Sober living houses (SLHs), also called sober homes and sober living environments, are facilities that provide safe housing and supportive, structured living conditions for people exiting drug rehabilitation programs. SLHs serve as a transitional environment between such programs and mainstream society. Many SLHs also accept people who are in recovery from substance use disorders but have not recently completed a rehabilitation program.

==Description==
Sober living houses (SLHs) are "alcohol- and drug-free living environments for individuals attempting to maintain abstinence from alcohol and drugs". They are typically structured around 12-step programs or other recovery methodologies. Residents are often required to take drug tests and demonstrate efforts toward long-term recovery. Most SLHs serve only one gender. SLHs catering solely to young people are known as Sober Colleges.

Some SLHs offer intensive outpatient services, including on-site medical care. These homes are often staffed in shifts by psychiatric nurses and licensed clinical social workers, who provide residents with 24-hour supervision and centralized recovery care.

SLHs may be certified or governed by Sober Living Coalitions or Networks. However, "because there is no formal monitoring of SLHs that are not affiliated with associations or coalitions, it is impossible to provide an exact number of SLHs."

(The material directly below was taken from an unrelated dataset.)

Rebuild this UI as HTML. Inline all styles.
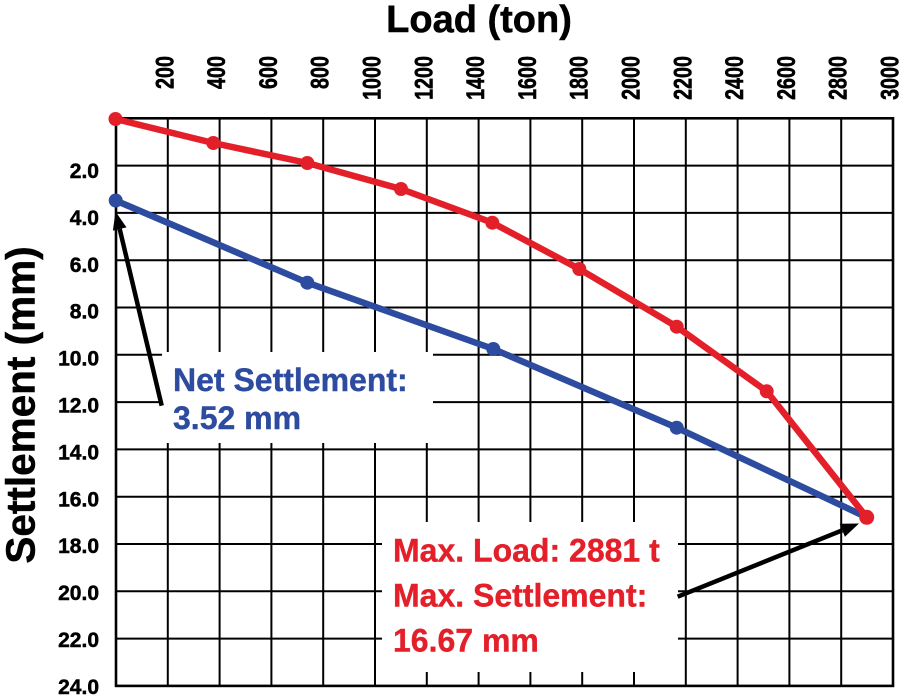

Sober living is seen in greater detail in Sober House, a spin-off of Celebrity Rehab, which documents alumni of Celebrity Rehab as they enter such facilities. VH1, which airs both shows, describes sober living thus:

A sober living house is an interim step on the path to sobriety where people recovering from addiction can live in a supervised and sober environment with structure and rules, i.e. mandatory curfews, chores, and therapeutic meetings. This can, however, invite corruption when certain people who have never had a position of authority before decide to play God. In this show, celebrity addicts, most of whom have spent the better part of their lives in the throes of addiction, will learn how to essentially start their lives over from the ground up. In many cases, successfully maintaining sobriety requires patients to alter everything about their previous lives when they were actively addicted to alcohol and other drugs. This could include changing jobs, eliminating friends, and even abandoning loved ones who are deemed toxic to their sobriety.

In some areas, sober homes have been linked to fraudulent insurance scams. This has prompted the proposal of bills that would regulate advertising and require registration for new homes.

==Resident requirements==
Each individual SLH will have different requirements for the residents, but many will have these typical requirements:

1. No drugs, alcohol, violence, or overnight guests
2. Active participation in recovery meetings
3. Random drug and alcohol tests
4. On-time guest fee payments
5. Involvement in either work, school, or an outpatient program
6. General acceptance by peer group at the SLH
7. Participating in house chores and attending house meetings
8. No formal treatment services but either mandated or strongly encouraged attendance at 12-step self-help groups such as Alcoholics Anonymous (AA)

==Results==
SLHs have been shown to improve recovery outcomes when utilized in conjunction with 12-step programs. Residences providing a highly structured schedule of activities tend to dramatically improve the likelihood of long-term sobriety.

In some cases, sober living homes will contract with licensed drug rehabilitation centers and therapists as a means for providing an even greater level of care. These types of sober livings do tend to charge higher fees, however, they are often able to provide a very affordable alternative to what would otherwise constitute high-priced inpatient treatment.